begin DATA SHOWN
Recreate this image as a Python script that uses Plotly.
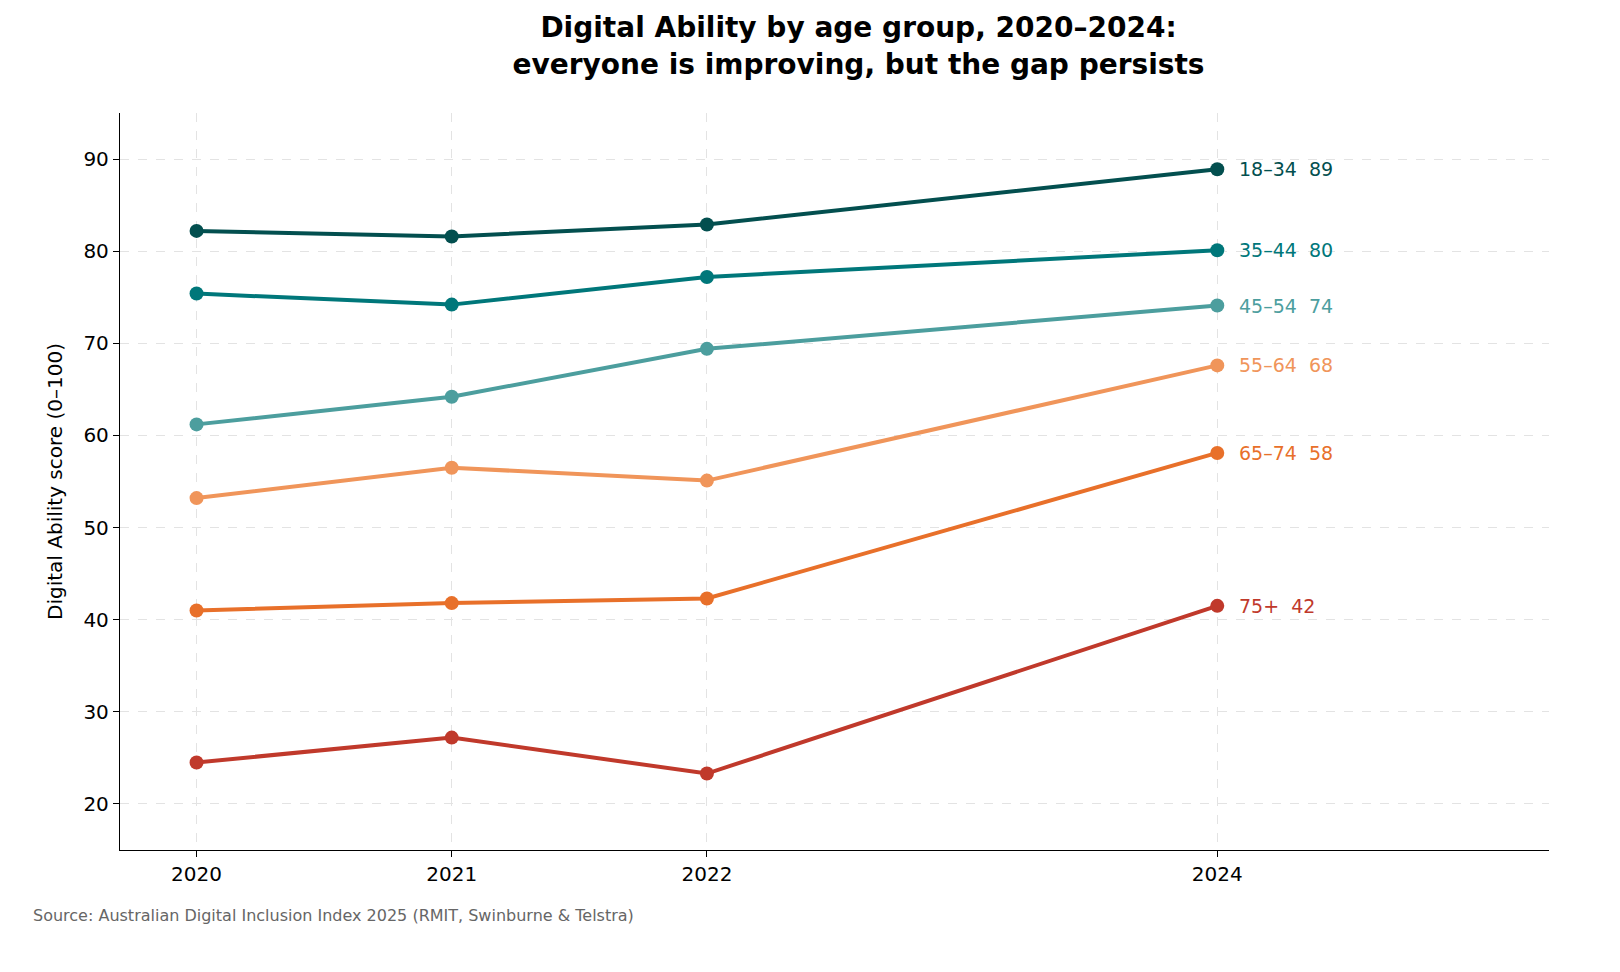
import plotly.graph_objects as go

years = [2020, 2021, 2022, 2024]
groups = ["18–34", "35–44", "45–54", "55–64", "65–74", "75+"]
scores = [
    [82.2, 81.6, 82.9, 88.9],
    [75.4, 74.2, 77.2, 80.1],
    [61.2, 64.2, 69.4, 74.1],
    [53.2, 56.5, 55.1, 67.6],
    [41.0, 41.8, 42.3, 58.1],
    [24.5, 27.2, 23.3, 41.5],
]
colors = ["#034f4f", "#00777a", "#4c9e9e", "#f0955a", "#e8702a", "#c0392b"]

fig = go.Figure()
for name, vals, c in zip(groups, scores, colors):
    fig.add_trace(go.Scatter(
        x=years, y=vals, mode="lines+markers", name=name,
        line=dict(color=c, width=4), marker=dict(size=14, color=c),
    ))
    fig.add_annotation(
        x=years[-1], y=vals[-1], text=f"{name}  {round(vals[-1])}",
        showarrow=False, xanchor="left", xshift=20,
        font=dict(size=19, color=c),
    )

fig.add_annotation(
    xref="paper", yref="paper", x=-0.062, y=-0.105, xanchor="left",
    text="Source: Australian Digital Inclusion Index 2025 (RMIT, Swinburne & Telstra)",
    showarrow=False, font=dict(size=16, color="#666666"),
)

grid = dict(showgrid=True, gridcolor="#e3e3e3", griddash="dash", gridwidth=1,
            showline=True, linecolor="black", linewidth=1.3,
            ticks="outside", ticklen=6, tickcolor="black", zeroline=False,
            tickfont=dict(size=20, color="black"))

fig.update_layout(
    width=1620, height=972,
    plot_bgcolor="white", paper_bgcolor="white",
    font=dict(family="DejaVu Sans", color="black"),
    showlegend=False,
    margin=dict(l=112, r=79, t=105, b=130),
    title=dict(
        text="<b>Digital Ability by age group, 2020–2024:<br>everyone is improving, but the gap persists</b>",
        x=0.525, xanchor="center", y=0.97, yanchor="top",
        font=dict(size=28),
    ),
    xaxis=dict(range=[2019.7, 2025.3], tickvals=years, **grid),
    yaxis=dict(range=[15, 95], dtick=10,
               title=dict(text="Digital Ability score (0–100)", font=dict(size=20)),
               **grid),
)

fig.write_html("out.html")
end DATA SHOWN
Transcribe the full listing above exactly, with the images removed.

_RESULT:_
Recreate this image as a Python script that uses Plotly.
import plotly.graph_objects as go

years = [2020, 2021, 2022, 2024]
groups = ["18–34", "35–44", "45–54", "55–64", "65–74", "75+"]
scores = [
    [82.2, 81.6, 82.9, 88.9],
    [75.4, 74.2, 77.2, 80.1],
    [61.2, 64.2, 69.4, 74.1],
    [53.2, 56.5, 55.1, 67.6],
    [41.0, 41.8, 42.3, 58.1],
    [24.5, 27.2, 23.3, 41.5],
]
colors = ["#034f4f", "#00777a", "#4c9e9e", "#f0955a", "#e8702a", "#c0392b"]

fig = go.Figure()
for name, vals, c in zip(groups, scores, colors):
    fig.add_trace(go.Scatter(
        x=years, y=vals, mode="lines+markers", name=name,
        line=dict(color=c, width=4), marker=dict(size=14, color=c),
    ))
    fig.add_annotation(
        x=years[-1], y=vals[-1], text=f"{name}  {round(vals[-1])}",
        showarrow=False, xanchor="left", xshift=20,
        font=dict(size=19, color=c),
    )

fig.add_annotation(
    xref="paper", yref="paper", x=-0.062, y=-0.105, xanchor="left",
    text="Source: Australian Digital Inclusion Index 2025 (RMIT, Swinburne & Telstra)",
    showarrow=False, font=dict(size=16, color="#666666"),
)

grid = dict(showgrid=True, gridcolor="#e3e3e3", griddash="dash", gridwidth=1,
            showline=True, linecolor="black", linewidth=1.3,
            ticks="outside", ticklen=6, tickcolor="black", zeroline=False,
            tickfont=dict(size=20, color="black"))

fig.update_layout(
    width=1620, height=972,
    plot_bgcolor="white", paper_bgcolor="white",
    font=dict(family="DejaVu Sans", color="black"),
    showlegend=False,
    margin=dict(l=112, r=79, t=105, b=130),
    title=dict(
        text="<b>Digital Ability by age group, 2020–2024:<br>everyone is improving, but the gap persists</b>",
        x=0.525, xanchor="center", y=0.97, yanchor="top",
        font=dict(size=28),
    ),
    xaxis=dict(range=[2019.7, 2025.3], tickvals=years, **grid),
    yaxis=dict(range=[15, 95], dtick=10,
               title=dict(text="Digital Ability score (0–100)", font=dict(size=20)),
               **grid),
)

fig.write_html("out.html")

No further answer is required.